__PROBLEM DESCRIPTION__
Omit all pictures, then retype the data exactly as given.

__MATERIAL PROVIDED__
■ ■ ■

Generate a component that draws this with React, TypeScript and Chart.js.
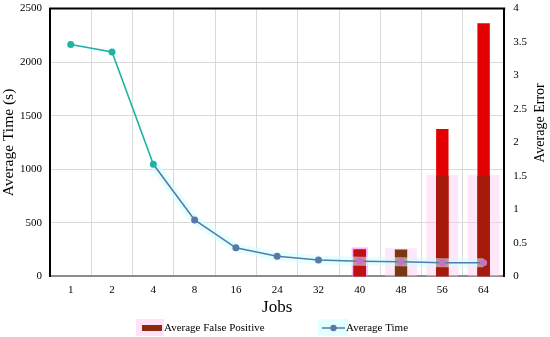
import React, { useEffect, useRef } from 'react';
import { Chart, registerables } from 'chart.js';

Chart.register(...registerables);

const jobs = ['1', '2', '4', '8', '16', '24', '32', '40', '48', '56', '64'];
const averageTime = [2165, 2095, 1047, 527, 267, 188, 153, 142, 137, 128, 127];
const averageFalsePositive = [null, null, null, null, null, null, null, 0.4, 0.4, 1.5, 1.5];
const averageError = [null, null, null, null, null, null, null, 0.4, null, 2.2, 3.78];
const legendLabels = ['Average False Positive', 'Average Time'];

const FONT = "'Liberation Serif', 'DejaVu Serif', serif";
const SHIFT = 7; // canvas is placed 7px above the page top

const framePlugin = {
  id: 'frame',
  afterDatasetsDraw(chart: any) {
    const { ctx, chartArea } = chart;
    ctx.save();
    ctx.strokeStyle = '#000';
    ctx.lineWidth = 2;
    ctx.beginPath();
    ctx.moveTo(chartArea.left - 1, chartArea.top);
    ctx.lineTo(chartArea.right + 1, chartArea.top);
    ctx.stroke();
    ctx.restore();
  },
  afterDraw(chart: any) {
    const { ctx } = chart;
    ctx.save();
    // right axis title, reading bottom-to-top
    ctx.fillStyle = '#000';
    ctx.font = `14px ${FONT}`;
    ctx.textAlign = 'center';
    ctx.textBaseline = 'middle';
    ctx.translate(540, 123 + SHIFT);
    ctx.rotate(-Math.PI / 2);
    ctx.fillText('Average Error', 0, 0);
    ctx.restore();

    // legend
    ctx.save();
    const ly = 328 + SHIFT;
    ctx.fillStyle = 'rgba(255,200,242,0.55)';
    ctx.fillRect(136, ly - 9, 28, 17);
    ctx.fillStyle = '#8b2a0a';
    ctx.fillRect(142, ly - 3, 20, 6);
    ctx.fillStyle = '#000';
    ctx.font = `11px ${FONT}`;
    ctx.textAlign = 'left';
    ctx.textBaseline = 'middle';
    ctx.fillText(legendLabels[0], 164, ly);

    ctx.fillStyle = 'rgba(215,255,255,0.7)';
    ctx.fillRect(318, ly - 9, 30, 17);
    ctx.strokeStyle = '#5878a8';
    ctx.lineWidth = 1.5;
    ctx.beginPath();
    ctx.moveTo(322, ly);
    ctx.lineTo(345, ly);
    ctx.stroke();
    ctx.fillStyle = '#5878a8';
    ctx.beginPath();
    ctx.arc(333.5, ly, 3.2, 0, Math.PI * 2);
    ctx.fill();
    ctx.fillStyle = '#000';
    ctx.fillText(legendLabels[1], 346, ly);
    ctx.restore();
  },
};

export default function App() {
  const ref = useRef<HTMLCanvasElement>(null);
  useEffect(() => {
    document.body.style.margin = '0';
    const lineColor = (i: number) => (i <= 2 ? '#1fb2a6' : i >= 7 ? '#c572c8' : '#5878a8');
    const chart = new Chart(ref.current!, {
      type: 'bar',
      data: {
        labels: jobs,
        datasets: [
          {
            type: 'line',
            label: 'Average Time',
            data: averageTime,
            yAxisID: 'y',
            borderColor: '#5878a8',
            borderWidth: 1.6,
            pointRadius: 3.5,
            pointBorderWidth: 0,
            pointBackgroundColor: jobs.map((_, i) => lineColor(i)),
            segment: {
              borderColor: (c: any) => (c.p0DataIndex < 2 ? '#1fb2a6' : '#5878a8'),
            },
            order: 0,
          } as any,
          {
            type: 'line',
            label: 'glow',
            data: averageTime.map((v, i) => (i >= 2 ? v : null)),
            yAxisID: 'y',
            borderColor: 'rgba(205,255,255,0.55)',
            borderWidth: 9,
            pointRadius: 0,
            order: 1,
          } as any,
          {
            label: 'Average False Positive',
            data: averageFalsePositive,
            yAxisID: 'y1',
            backgroundColor: ['', '', '', '', '', '', '', '#bd1010', '#7a3712', '#a51a0a', '#a51a0a'],
            barPercentage: 0.3,
            categoryPercentage: 1,
            grouped: false,
            order: 2,
          } as any,
          {
            label: 'Average Error',
            data: averageError,
            yAxisID: 'y1',
            backgroundColor: '#e30000',
            barPercentage: 0.3,
            categoryPercentage: 1,
            grouped: false,
            order: 3,
          } as any,
          {
            label: 'halo narrow',
            data: averageFalsePositive.map((v, i) => (i === 7 ? 0.43 : null)),
            yAxisID: 'y1',
            backgroundColor: 'rgba(255,120,225,0.55)',
            barPercentage: 0.39,
            categoryPercentage: 1,
            grouped: false,
            order: 4,
          } as any,
          {
            label: 'halo wide',
            data: averageFalsePositive.map((v, i) => (i >= 8 ? (v as number) + 0.02 : null)),
            yAxisID: 'y1',
            backgroundColor: 'rgba(255,200,242,0.45)',
            barPercentage: 0.77,
            categoryPercentage: 1,
            grouped: false,
            order: 5,
          } as any,
        ],
      },
      options: {
        animation: false,
        responsive: false,
        maintainAspectRatio: false,
        layout: { autoPadding: false, padding: { left: 0, right: 14, top: 0, bottom: 19 } },
        plugins: {
          tooltip: { enabled: false },
          legend: { display: false },
        },
        scales: {
          x: {
            offset: true,
            grid: { color: '#d9d9d9', lineWidth: 1, offset: true, drawTicks: false, tickLength: 0 },
            border: { color: '#8c8c8c', width: 2 },
            ticks: { color: '#000', font: { family: FONT, size: 11 }, padding: 7 },
            title: { display: true, text: 'Jobs', color: '#000', font: { family: FONT, size: 17 }, padding: { top: -6, bottom: 0 } },
          },
          y: {
            position: 'left',
            min: 0,
            max: 2500,
            ticks: { stepSize: 500, color: '#000', font: { family: FONT, size: 11 }, padding: 8, callback: (v: any) => String(v) },
            grid: { color: '#d9d9d9', drawTicks: false, tickLength: 0 },
            border: { color: '#000', width: 2 },
            title: { display: true, text: 'Average Time (s)', color: '#000', font: { family: FONT, size: 15.5 }, padding: { top: 0, bottom: -6.5 } },
          },
          y1: {
            position: 'right',
            min: 0,
            max: 4,
            ticks: { stepSize: 0.5, color: '#000', font: { family: FONT, size: 11 }, padding: 9, callback: (v: any) => String(v) },
            grid: { display: false, drawTicks: false, tickLength: 0 },
            border: { color: '#000', width: 2 },
          },
        },
      } as any,
      plugins: [framePlugin],
    });
    return () => chart.destroy();
  }, []);
  return (
    <div style={{ width: 550, height: 337, position: 'relative', overflow: 'hidden' }}>
      <canvas
        ref={ref}
        width={550}
        height={337 + SHIFT}
        style={{ position: 'absolute', left: 0, top: -SHIFT, width: 550, height: 337 + SHIFT, display: 'block' }}
      />
    </div>
  );
}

■ ■ ■

__FULL SOLUTION__
Generate a component that draws this with React, TypeScript and Chart.js.
import React, { useEffect, useRef } from 'react';
import { Chart, registerables } from 'chart.js';

Chart.register(...registerables);

const jobs = ['1', '2', '4', '8', '16', '24', '32', '40', '48', '56', '64'];
const averageTime = [2165, 2095, 1047, 527, 267, 188, 153, 142, 137, 128, 127];
const averageFalsePositive = [null, null, null, null, null, null, null, 0.4, 0.4, 1.5, 1.5];
const averageError = [null, null, null, null, null, null, null, 0.4, null, 2.2, 3.78];
const legendLabels = ['Average False Positive', 'Average Time'];

const FONT = "'Liberation Serif', 'DejaVu Serif', serif";
const SHIFT = 7; // canvas is placed 7px above the page top

const framePlugin = {
  id: 'frame',
  afterDatasetsDraw(chart: any) {
    const { ctx, chartArea } = chart;
    ctx.save();
    ctx.strokeStyle = '#000';
    ctx.lineWidth = 2;
    ctx.beginPath();
    ctx.moveTo(chartArea.left - 1, chartArea.top);
    ctx.lineTo(chartArea.right + 1, chartArea.top);
    ctx.stroke();
    ctx.restore();
  },
  afterDraw(chart: any) {
    const { ctx } = chart;
    ctx.save();
    // right axis title, reading bottom-to-top
    ctx.fillStyle = '#000';
    ctx.font = `14px ${FONT}`;
    ctx.textAlign = 'center';
    ctx.textBaseline = 'middle';
    ctx.translate(540, 123 + SHIFT);
    ctx.rotate(-Math.PI / 2);
    ctx.fillText('Average Error', 0, 0);
    ctx.restore();

    // legend
    ctx.save();
    const ly = 328 + SHIFT;
    ctx.fillStyle = 'rgba(255,200,242,0.55)';
    ctx.fillRect(136, ly - 9, 28, 17);
    ctx.fillStyle = '#8b2a0a';
    ctx.fillRect(142, ly - 3, 20, 6);
    ctx.fillStyle = '#000';
    ctx.font = `11px ${FONT}`;
    ctx.textAlign = 'left';
    ctx.textBaseline = 'middle';
    ctx.fillText(legendLabels[0], 164, ly);

    ctx.fillStyle = 'rgba(215,255,255,0.7)';
    ctx.fillRect(318, ly - 9, 30, 17);
    ctx.strokeStyle = '#5878a8';
    ctx.lineWidth = 1.5;
    ctx.beginPath();
    ctx.moveTo(322, ly);
    ctx.lineTo(345, ly);
    ctx.stroke();
    ctx.fillStyle = '#5878a8';
    ctx.beginPath();
    ctx.arc(333.5, ly, 3.2, 0, Math.PI * 2);
    ctx.fill();
    ctx.fillStyle = '#000';
    ctx.fillText(legendLabels[1], 346, ly);
    ctx.restore();
  },
};

export default function App() {
  const ref = useRef<HTMLCanvasElement>(null);
  useEffect(() => {
    document.body.style.margin = '0';
    const lineColor = (i: number) => (i <= 2 ? '#1fb2a6' : i >= 7 ? '#c572c8' : '#5878a8');
    const chart = new Chart(ref.current!, {
      type: 'bar',
      data: {
        labels: jobs,
        datasets: [
          {
            type: 'line',
            label: 'Average Time',
            data: averageTime,
            yAxisID: 'y',
            borderColor: '#5878a8',
            borderWidth: 1.6,
            pointRadius: 3.5,
            pointBorderWidth: 0,
            pointBackgroundColor: jobs.map((_, i) => lineColor(i)),
            segment: {
              borderColor: (c: any) => (c.p0DataIndex < 2 ? '#1fb2a6' : '#5878a8'),
            },
            order: 0,
          } as any,
          {
            type: 'line',
            label: 'glow',
            data: averageTime.map((v, i) => (i >= 2 ? v : null)),
            yAxisID: 'y',
            borderColor: 'rgba(205,255,255,0.55)',
            borderWidth: 9,
            pointRadius: 0,
            order: 1,
          } as any,
          {
            label: 'Average False Positive',
            data: averageFalsePositive,
            yAxisID: 'y1',
            backgroundColor: ['', '', '', '', '', '', '', '#bd1010', '#7a3712', '#a51a0a', '#a51a0a'],
            barPercentage: 0.3,
            categoryPercentage: 1,
            grouped: false,
            order: 2,
          } as any,
          {
            label: 'Average Error',
            data: averageError,
            yAxisID: 'y1',
            backgroundColor: '#e30000',
            barPercentage: 0.3,
            categoryPercentage: 1,
            grouped: false,
            order: 3,
          } as any,
          {
            label: 'halo narrow',
            data: averageFalsePositive.map((v, i) => (i === 7 ? 0.43 : null)),
            yAxisID: 'y1',
            backgroundColor: 'rgba(255,120,225,0.55)',
            barPercentage: 0.39,
            categoryPercentage: 1,
            grouped: false,
            order: 4,
          } as any,
          {
            label: 'halo wide',
            data: averageFalsePositive.map((v, i) => (i >= 8 ? (v as number) + 0.02 : null)),
            yAxisID: 'y1',
            backgroundColor: 'rgba(255,200,242,0.45)',
            barPercentage: 0.77,
            categoryPercentage: 1,
            grouped: false,
            order: 5,
          } as any,
        ],
      },
      options: {
        animation: false,
        responsive: false,
        maintainAspectRatio: false,
        layout: { autoPadding: false, padding: { left: 0, right: 14, top: 0, bottom: 19 } },
        plugins: {
          tooltip: { enabled: false },
          legend: { display: false },
        },
        scales: {
          x: {
            offset: true,
            grid: { color: '#d9d9d9', lineWidth: 1, offset: true, drawTicks: false, tickLength: 0 },
            border: { color: '#8c8c8c', width: 2 },
            ticks: { color: '#000', font: { family: FONT, size: 11 }, padding: 7 },
            title: { display: true, text: 'Jobs', color: '#000', font: { family: FONT, size: 17 }, padding: { top: -6, bottom: 0 } },
          },
          y: {
            position: 'left',
            min: 0,
            max: 2500,
            ticks: { stepSize: 500, color: '#000', font: { family: FONT, size: 11 }, padding: 8, callback: (v: any) => String(v) },
            grid: { color: '#d9d9d9', drawTicks: false, tickLength: 0 },
            border: { color: '#000', width: 2 },
            title: { display: true, text: 'Average Time (s)', color: '#000', font: { family: FONT, size: 15.5 }, padding: { top: 0, bottom: -6.5 } },
          },
          y1: {
            position: 'right',
            min: 0,
            max: 4,
            ticks: { stepSize: 0.5, color: '#000', font: { family: FONT, size: 11 }, padding: 9, callback: (v: any) => String(v) },
            grid: { display: false, drawTicks: false, tickLength: 0 },
            border: { color: '#000', width: 2 },
          },
        },
      } as any,
      plugins: [framePlugin],
    });
    return () => chart.destroy();
  }, []);
  return (
    <div style={{ width: 550, height: 337, position: 'relative', overflow: 'hidden' }}>
      <canvas
        ref={ref}
        width={550}
        height={337 + SHIFT}
        style={{ position: 'absolute', left: 0, top: -SHIFT, width: 550, height: 337 + SHIFT, display: 'block' }}
      />
    </div>
  );
}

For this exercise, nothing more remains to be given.